## [Problem requirements]
Write out, word for word, every line from the first one through the line that holds "from matplotlib.patches import", and nothing else; skip the pictures.

/---

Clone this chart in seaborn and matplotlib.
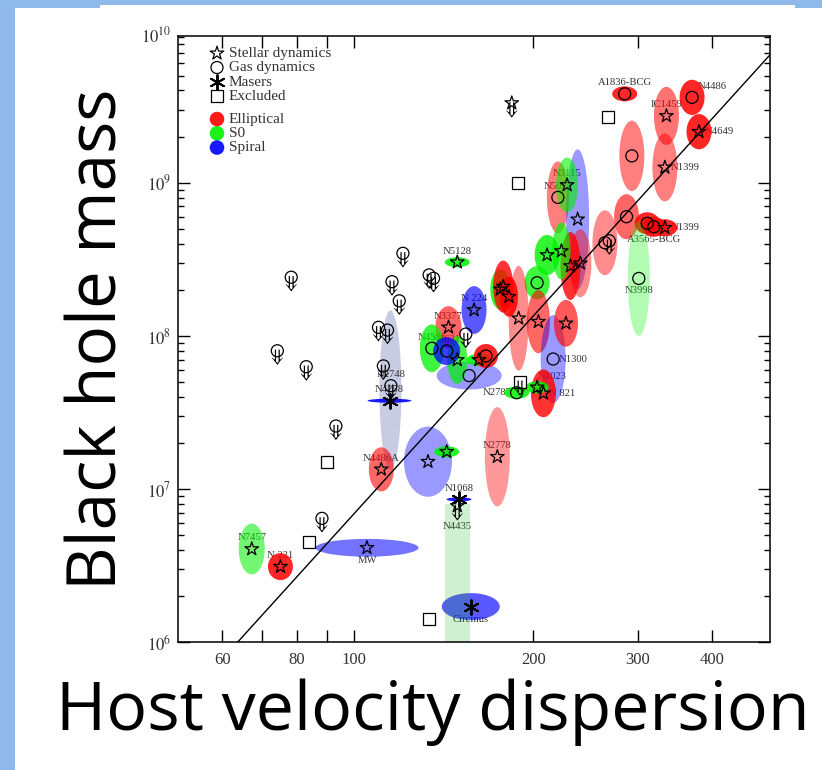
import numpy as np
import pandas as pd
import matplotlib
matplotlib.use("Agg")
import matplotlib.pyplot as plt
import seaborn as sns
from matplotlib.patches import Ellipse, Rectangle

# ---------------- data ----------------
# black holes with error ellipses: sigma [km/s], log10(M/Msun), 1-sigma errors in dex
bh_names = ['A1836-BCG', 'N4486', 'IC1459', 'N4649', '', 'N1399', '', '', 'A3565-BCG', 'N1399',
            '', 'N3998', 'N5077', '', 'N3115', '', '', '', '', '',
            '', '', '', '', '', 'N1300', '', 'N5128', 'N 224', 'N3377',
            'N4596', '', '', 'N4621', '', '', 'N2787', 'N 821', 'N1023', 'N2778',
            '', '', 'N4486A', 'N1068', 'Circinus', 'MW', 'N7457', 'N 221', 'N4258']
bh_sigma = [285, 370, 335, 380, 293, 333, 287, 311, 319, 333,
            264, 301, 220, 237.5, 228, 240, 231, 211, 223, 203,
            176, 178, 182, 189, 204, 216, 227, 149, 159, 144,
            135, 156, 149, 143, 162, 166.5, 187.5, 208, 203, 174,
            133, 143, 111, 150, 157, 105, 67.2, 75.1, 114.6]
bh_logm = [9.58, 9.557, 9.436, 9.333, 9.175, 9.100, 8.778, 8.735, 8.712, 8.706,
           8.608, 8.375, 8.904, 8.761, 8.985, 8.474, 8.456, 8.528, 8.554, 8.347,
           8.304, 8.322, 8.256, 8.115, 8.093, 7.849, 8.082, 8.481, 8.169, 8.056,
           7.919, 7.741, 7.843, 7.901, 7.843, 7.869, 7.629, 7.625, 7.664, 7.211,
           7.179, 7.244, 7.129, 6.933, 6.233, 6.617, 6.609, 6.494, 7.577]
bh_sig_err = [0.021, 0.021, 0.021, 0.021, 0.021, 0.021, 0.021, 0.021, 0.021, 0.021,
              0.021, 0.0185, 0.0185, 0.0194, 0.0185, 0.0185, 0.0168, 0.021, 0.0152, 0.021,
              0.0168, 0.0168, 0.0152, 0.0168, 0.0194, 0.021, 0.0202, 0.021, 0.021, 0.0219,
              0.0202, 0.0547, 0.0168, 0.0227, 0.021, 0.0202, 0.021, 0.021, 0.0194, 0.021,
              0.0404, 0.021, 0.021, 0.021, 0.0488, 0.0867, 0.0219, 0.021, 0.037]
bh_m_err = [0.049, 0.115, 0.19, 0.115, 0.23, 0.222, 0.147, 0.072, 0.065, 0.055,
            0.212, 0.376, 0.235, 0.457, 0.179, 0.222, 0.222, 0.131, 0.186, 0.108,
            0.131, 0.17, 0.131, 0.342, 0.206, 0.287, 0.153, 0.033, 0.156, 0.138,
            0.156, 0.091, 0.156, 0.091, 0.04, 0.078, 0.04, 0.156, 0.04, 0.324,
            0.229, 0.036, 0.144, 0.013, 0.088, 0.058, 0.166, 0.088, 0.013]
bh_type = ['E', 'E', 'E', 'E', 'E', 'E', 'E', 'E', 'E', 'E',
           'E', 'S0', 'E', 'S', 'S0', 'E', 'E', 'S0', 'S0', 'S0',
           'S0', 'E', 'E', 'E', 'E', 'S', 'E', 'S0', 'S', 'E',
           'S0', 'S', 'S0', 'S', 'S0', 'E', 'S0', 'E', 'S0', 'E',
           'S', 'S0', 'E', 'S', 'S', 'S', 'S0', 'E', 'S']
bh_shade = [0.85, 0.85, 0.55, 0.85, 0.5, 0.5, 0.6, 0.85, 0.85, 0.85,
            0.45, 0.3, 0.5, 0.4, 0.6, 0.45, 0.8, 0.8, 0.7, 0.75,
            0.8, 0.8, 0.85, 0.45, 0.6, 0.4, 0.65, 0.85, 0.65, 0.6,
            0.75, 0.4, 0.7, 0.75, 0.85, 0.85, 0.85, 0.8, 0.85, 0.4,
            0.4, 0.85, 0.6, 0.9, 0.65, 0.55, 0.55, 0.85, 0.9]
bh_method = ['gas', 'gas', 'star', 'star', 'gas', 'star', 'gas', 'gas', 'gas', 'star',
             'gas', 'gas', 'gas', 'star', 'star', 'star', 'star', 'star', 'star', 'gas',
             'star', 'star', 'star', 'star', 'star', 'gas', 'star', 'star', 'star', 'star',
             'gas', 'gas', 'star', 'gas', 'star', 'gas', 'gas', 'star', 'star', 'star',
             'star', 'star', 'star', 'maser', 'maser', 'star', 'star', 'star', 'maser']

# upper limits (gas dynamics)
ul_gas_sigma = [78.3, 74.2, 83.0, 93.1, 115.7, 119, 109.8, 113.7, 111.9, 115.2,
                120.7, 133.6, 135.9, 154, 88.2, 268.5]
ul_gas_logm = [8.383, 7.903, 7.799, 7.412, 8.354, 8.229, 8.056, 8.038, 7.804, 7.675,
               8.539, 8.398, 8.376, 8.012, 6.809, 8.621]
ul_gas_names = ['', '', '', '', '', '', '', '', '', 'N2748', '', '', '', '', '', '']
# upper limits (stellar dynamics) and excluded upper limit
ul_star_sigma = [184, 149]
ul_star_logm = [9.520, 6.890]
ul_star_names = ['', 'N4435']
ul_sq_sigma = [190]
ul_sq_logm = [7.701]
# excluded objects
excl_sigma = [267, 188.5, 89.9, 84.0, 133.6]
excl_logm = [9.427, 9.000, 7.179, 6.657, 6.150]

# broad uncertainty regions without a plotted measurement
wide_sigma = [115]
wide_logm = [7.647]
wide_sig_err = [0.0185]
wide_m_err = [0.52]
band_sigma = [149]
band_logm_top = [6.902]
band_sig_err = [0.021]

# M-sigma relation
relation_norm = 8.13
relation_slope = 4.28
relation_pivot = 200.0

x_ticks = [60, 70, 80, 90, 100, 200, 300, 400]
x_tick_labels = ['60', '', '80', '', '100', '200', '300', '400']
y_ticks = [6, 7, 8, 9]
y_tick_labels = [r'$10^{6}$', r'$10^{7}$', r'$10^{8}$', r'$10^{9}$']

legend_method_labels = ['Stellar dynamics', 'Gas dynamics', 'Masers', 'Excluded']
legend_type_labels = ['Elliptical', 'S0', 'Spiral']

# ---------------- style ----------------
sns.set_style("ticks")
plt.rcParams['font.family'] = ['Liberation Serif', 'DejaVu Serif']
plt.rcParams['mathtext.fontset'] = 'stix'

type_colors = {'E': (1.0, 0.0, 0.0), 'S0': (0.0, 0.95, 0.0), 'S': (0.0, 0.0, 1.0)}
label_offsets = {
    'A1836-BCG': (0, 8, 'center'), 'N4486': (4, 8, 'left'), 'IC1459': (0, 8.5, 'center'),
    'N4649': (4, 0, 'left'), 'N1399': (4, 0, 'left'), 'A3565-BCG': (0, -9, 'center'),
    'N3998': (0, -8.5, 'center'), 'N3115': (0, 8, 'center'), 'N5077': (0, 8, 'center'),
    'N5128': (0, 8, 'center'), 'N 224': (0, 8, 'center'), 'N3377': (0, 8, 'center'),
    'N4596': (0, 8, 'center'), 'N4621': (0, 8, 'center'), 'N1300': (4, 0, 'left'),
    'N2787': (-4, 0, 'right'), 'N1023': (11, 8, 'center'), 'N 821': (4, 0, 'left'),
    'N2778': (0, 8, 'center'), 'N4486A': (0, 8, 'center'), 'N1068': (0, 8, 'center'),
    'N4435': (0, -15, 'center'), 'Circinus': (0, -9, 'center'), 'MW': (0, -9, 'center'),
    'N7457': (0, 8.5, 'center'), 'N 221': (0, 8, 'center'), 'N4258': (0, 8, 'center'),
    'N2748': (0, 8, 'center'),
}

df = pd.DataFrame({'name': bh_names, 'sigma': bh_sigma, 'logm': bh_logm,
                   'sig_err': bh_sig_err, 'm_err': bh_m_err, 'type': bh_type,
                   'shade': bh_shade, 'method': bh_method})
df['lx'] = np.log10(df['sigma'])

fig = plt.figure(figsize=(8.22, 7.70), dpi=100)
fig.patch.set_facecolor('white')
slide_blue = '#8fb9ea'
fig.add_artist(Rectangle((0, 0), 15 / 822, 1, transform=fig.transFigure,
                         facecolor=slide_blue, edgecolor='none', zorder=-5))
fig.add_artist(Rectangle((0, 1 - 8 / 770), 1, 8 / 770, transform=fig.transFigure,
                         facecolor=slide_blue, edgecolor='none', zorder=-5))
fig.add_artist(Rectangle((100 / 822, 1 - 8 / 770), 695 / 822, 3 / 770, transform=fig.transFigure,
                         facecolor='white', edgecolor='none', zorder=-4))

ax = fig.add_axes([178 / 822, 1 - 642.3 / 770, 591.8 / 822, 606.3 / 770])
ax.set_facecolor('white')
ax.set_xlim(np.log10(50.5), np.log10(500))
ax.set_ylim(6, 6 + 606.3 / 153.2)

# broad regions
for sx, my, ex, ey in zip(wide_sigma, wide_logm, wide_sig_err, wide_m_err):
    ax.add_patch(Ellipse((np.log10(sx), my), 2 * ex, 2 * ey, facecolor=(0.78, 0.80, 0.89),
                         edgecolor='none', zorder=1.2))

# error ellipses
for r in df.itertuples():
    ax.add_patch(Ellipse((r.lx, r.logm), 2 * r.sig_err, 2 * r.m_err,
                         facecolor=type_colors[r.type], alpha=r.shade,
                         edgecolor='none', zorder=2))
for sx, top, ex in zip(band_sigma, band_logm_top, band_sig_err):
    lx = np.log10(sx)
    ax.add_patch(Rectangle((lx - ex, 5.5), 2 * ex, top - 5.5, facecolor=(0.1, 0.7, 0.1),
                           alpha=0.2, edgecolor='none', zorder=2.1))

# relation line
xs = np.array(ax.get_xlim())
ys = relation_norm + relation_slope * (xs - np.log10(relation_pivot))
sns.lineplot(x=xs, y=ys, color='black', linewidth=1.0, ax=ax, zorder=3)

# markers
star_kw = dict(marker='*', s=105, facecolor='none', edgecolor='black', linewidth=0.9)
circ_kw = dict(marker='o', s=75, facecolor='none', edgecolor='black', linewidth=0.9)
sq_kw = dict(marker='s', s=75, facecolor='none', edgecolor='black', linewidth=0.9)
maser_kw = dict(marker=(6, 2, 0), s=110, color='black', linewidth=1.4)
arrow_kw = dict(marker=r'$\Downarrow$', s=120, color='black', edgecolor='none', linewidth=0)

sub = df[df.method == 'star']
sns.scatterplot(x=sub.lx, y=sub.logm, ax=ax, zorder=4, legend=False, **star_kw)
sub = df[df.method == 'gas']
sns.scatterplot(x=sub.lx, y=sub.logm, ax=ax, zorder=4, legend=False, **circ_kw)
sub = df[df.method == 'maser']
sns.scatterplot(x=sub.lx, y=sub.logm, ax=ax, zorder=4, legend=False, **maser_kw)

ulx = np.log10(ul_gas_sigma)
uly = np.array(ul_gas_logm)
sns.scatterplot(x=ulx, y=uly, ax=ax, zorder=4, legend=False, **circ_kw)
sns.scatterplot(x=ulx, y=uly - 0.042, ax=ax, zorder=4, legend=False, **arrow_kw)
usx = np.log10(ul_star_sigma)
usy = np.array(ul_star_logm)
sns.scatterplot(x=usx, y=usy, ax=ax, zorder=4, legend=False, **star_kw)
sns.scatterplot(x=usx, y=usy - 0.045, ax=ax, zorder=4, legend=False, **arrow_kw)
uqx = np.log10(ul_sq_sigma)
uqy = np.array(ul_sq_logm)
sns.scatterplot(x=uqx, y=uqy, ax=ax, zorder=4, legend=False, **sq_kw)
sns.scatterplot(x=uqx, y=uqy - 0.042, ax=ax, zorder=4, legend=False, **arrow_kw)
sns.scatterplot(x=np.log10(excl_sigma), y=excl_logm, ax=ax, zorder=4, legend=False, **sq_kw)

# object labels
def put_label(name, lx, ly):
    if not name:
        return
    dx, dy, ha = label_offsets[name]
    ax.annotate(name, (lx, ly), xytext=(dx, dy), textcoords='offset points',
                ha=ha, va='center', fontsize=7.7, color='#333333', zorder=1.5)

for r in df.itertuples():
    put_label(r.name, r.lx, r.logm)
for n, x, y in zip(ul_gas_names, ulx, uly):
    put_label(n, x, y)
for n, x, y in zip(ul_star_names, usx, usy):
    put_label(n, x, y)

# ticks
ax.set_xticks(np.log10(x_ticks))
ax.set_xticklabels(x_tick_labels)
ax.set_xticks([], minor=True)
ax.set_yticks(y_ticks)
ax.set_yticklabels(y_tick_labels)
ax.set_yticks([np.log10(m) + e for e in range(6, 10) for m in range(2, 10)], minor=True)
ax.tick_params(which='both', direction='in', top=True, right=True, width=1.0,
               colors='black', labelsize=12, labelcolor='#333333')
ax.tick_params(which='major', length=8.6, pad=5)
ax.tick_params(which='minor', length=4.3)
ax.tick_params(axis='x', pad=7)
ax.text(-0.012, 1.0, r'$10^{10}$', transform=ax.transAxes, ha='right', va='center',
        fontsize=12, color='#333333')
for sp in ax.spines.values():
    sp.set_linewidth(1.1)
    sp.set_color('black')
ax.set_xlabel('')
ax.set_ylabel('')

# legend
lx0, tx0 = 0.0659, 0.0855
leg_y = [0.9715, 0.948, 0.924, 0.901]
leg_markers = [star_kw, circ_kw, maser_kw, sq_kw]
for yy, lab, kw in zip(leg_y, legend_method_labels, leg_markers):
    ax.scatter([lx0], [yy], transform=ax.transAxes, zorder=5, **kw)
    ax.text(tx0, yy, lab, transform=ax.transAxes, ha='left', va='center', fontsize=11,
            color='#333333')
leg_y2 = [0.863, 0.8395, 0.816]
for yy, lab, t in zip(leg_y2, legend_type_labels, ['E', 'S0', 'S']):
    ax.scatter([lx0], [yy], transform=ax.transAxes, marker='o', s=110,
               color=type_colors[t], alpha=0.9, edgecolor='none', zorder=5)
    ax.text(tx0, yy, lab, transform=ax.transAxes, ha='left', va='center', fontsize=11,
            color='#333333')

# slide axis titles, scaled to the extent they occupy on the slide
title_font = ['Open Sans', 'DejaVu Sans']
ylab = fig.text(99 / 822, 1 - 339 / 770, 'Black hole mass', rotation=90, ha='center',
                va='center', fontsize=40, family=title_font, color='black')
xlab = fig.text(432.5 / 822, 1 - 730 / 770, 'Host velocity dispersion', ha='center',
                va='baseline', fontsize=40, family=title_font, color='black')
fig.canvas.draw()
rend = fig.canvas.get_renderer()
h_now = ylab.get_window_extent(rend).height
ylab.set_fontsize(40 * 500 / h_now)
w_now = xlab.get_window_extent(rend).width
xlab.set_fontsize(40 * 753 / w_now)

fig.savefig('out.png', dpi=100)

\---

## [Task answer]
Clone this chart in seaborn and matplotlib.
import numpy as np
import pandas as pd
import matplotlib
matplotlib.use("Agg")
import matplotlib.pyplot as plt
import seaborn as sns
from matplotlib.patches import Ellipse, Rectangle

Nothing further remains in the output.